— begin RAW RECORDS —

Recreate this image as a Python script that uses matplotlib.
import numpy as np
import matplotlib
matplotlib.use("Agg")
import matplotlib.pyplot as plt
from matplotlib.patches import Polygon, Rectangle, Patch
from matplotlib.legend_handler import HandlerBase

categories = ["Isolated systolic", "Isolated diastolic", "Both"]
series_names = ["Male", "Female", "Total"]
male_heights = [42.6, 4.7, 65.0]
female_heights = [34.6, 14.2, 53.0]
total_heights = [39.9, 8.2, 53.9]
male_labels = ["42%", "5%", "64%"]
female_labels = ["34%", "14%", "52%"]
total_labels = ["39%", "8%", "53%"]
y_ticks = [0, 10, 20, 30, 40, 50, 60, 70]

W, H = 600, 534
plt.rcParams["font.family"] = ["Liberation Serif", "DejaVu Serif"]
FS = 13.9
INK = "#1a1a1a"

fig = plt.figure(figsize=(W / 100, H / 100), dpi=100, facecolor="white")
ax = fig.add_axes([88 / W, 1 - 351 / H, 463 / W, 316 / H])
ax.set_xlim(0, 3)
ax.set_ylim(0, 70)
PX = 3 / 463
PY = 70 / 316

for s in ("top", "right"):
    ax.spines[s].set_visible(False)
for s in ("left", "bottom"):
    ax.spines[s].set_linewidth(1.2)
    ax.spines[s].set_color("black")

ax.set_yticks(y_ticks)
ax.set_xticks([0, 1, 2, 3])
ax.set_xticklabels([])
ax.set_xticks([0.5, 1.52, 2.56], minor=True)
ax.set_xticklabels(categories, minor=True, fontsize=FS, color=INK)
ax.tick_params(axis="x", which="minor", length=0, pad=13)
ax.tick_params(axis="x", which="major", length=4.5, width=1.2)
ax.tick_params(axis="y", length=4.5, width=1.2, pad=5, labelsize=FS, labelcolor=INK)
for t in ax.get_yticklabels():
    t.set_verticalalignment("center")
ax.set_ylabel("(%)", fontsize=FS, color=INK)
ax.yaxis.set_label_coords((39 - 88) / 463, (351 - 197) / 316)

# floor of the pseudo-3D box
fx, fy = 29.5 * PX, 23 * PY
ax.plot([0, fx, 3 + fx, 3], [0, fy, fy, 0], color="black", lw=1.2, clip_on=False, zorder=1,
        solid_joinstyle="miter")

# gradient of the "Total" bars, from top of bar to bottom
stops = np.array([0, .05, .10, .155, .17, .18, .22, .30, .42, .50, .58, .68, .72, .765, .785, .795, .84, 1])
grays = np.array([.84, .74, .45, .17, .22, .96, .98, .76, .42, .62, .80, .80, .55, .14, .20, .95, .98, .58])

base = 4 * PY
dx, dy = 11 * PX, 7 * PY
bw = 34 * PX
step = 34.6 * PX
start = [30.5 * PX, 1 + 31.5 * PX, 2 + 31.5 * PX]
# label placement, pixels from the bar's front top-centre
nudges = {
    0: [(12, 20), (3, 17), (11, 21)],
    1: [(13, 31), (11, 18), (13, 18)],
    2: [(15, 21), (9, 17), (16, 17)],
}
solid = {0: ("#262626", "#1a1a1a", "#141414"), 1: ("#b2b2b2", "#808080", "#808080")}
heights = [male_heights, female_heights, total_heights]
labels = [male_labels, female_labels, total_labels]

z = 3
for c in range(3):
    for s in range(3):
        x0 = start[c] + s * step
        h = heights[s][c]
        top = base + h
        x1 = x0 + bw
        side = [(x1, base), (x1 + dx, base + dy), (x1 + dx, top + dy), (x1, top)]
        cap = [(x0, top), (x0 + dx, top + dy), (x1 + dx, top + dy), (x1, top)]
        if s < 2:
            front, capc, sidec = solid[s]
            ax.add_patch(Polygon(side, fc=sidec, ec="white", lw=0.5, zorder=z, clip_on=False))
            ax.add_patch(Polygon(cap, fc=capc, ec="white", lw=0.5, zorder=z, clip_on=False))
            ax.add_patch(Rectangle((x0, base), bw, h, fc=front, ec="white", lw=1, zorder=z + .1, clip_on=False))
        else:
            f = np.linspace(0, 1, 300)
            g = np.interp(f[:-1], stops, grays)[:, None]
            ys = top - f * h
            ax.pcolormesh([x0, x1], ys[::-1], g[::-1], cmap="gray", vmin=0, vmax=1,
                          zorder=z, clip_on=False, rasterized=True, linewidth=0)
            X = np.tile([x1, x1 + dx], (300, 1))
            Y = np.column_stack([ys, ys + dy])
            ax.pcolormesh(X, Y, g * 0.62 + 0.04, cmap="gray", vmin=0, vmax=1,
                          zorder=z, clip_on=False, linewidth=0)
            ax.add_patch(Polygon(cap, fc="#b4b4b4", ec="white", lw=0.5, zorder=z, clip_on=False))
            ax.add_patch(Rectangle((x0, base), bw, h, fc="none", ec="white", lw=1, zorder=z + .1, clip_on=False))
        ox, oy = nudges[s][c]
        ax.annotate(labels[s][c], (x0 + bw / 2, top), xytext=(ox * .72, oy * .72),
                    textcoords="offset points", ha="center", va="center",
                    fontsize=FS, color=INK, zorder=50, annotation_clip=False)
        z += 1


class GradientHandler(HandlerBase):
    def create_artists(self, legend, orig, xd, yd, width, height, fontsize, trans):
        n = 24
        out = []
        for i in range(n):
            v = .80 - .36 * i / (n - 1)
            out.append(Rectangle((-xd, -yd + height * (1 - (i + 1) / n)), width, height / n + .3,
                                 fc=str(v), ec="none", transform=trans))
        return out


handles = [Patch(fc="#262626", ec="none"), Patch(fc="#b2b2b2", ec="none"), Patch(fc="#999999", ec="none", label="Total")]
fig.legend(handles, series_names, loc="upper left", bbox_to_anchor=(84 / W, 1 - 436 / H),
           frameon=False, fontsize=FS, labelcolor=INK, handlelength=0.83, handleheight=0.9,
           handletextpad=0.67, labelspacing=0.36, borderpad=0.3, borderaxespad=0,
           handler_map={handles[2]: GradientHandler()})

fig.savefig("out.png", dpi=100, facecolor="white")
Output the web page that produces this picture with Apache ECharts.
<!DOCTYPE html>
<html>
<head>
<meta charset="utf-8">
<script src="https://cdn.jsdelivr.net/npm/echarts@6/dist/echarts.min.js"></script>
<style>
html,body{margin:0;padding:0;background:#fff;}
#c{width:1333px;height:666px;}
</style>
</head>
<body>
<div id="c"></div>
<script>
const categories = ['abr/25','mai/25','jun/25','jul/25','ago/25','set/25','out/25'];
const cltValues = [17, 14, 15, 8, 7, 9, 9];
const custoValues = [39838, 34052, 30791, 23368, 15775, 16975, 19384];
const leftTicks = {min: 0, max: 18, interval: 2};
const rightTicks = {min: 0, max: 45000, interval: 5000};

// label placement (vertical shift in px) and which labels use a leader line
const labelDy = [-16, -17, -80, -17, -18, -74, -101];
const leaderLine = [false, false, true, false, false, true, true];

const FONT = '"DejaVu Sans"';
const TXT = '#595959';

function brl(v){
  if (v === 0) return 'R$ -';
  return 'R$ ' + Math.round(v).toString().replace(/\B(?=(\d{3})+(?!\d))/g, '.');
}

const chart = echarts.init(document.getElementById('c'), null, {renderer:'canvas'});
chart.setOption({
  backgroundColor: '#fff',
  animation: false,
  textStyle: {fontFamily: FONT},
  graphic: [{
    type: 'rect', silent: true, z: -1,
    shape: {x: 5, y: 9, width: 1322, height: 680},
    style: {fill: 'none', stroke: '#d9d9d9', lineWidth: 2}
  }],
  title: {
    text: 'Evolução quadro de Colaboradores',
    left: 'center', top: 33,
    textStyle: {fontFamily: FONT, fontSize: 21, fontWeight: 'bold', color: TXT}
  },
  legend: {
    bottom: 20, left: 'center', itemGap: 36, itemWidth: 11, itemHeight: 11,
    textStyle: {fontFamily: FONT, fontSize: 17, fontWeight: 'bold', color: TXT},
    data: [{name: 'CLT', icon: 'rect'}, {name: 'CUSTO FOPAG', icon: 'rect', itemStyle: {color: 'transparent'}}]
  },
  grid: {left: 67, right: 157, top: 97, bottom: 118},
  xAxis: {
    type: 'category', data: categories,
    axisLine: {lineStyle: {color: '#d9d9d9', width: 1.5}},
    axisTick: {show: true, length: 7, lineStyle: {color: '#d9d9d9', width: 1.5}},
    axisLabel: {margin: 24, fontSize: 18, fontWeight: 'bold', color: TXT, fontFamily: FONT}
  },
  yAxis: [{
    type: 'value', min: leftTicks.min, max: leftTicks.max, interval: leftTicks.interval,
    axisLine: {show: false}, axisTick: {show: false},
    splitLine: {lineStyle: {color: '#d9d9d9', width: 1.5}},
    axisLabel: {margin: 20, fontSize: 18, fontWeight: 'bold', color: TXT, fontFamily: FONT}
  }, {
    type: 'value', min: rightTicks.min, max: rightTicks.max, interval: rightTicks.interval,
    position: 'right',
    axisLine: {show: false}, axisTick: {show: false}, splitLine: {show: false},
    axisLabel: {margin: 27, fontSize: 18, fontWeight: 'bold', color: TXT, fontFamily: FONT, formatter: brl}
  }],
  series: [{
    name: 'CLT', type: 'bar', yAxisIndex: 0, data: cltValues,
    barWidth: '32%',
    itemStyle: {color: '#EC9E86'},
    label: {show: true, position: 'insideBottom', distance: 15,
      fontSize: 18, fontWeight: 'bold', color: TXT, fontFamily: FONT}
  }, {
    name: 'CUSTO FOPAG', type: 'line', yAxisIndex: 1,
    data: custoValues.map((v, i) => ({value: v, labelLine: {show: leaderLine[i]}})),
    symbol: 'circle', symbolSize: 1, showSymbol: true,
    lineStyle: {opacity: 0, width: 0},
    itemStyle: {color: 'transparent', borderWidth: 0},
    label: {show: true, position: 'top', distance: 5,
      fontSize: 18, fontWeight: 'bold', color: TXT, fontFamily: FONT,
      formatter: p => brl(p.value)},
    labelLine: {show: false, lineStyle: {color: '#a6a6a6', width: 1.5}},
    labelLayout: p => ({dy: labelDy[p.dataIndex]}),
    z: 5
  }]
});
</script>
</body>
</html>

— end RAW RECORDS —
— begin RAW RECORDS —

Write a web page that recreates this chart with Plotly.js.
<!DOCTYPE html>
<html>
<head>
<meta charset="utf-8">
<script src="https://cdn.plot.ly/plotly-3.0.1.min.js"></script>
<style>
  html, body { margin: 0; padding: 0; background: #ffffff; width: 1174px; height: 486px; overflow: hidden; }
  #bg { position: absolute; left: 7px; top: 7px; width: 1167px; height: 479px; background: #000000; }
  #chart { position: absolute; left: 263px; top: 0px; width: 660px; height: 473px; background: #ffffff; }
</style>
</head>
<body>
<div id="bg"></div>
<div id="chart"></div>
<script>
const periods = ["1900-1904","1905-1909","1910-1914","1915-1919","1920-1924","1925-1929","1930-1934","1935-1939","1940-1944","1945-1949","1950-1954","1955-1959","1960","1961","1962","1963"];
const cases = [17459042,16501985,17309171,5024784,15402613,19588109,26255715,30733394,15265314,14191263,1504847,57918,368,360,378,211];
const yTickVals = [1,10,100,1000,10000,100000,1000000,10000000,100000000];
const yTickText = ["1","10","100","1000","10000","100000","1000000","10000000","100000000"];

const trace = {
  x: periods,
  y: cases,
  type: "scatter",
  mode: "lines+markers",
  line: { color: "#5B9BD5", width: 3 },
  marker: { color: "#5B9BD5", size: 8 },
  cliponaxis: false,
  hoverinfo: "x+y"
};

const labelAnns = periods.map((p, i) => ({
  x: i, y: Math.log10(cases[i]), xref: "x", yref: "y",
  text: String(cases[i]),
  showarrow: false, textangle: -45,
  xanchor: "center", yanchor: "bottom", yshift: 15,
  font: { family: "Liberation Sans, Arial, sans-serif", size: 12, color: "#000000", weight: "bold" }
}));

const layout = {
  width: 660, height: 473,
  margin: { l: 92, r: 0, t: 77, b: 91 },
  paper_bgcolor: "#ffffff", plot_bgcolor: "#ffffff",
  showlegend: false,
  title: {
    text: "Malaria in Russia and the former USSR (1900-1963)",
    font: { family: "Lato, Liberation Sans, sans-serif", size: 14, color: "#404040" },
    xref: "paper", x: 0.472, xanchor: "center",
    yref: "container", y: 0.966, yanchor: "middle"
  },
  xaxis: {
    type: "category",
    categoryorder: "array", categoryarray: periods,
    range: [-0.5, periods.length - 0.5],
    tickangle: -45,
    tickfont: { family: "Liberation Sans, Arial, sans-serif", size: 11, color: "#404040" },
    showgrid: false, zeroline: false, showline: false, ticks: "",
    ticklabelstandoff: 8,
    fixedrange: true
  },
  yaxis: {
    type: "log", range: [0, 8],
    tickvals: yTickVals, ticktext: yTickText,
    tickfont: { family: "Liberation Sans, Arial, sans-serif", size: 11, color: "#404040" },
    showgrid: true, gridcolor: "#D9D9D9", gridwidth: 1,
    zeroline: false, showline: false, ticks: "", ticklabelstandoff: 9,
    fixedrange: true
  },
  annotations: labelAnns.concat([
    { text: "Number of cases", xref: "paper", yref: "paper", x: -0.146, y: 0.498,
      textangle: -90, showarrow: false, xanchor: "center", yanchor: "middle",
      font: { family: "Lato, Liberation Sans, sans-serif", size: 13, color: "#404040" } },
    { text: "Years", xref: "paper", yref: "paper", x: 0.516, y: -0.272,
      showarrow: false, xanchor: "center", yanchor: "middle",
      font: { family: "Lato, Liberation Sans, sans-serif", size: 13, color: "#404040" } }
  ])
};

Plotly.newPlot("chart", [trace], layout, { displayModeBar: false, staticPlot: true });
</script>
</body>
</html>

— end RAW RECORDS —

OBJECTIVE |
Extract exactly the run of lines beginning at the line with "Recreate this image" and ending at the line with "from matplotlib.legend_handler import", including both ends and nothing beyond them.

EXERCISE ANSWER |
Recreate this image as a Python script that uses matplotlib.
import numpy as np
import matplotlib
matplotlib.use("Agg")
import matplotlib.pyplot as plt
from matplotlib.patches import Polygon, Rectangle, Patch
from matplotlib.legend_handler import HandlerBase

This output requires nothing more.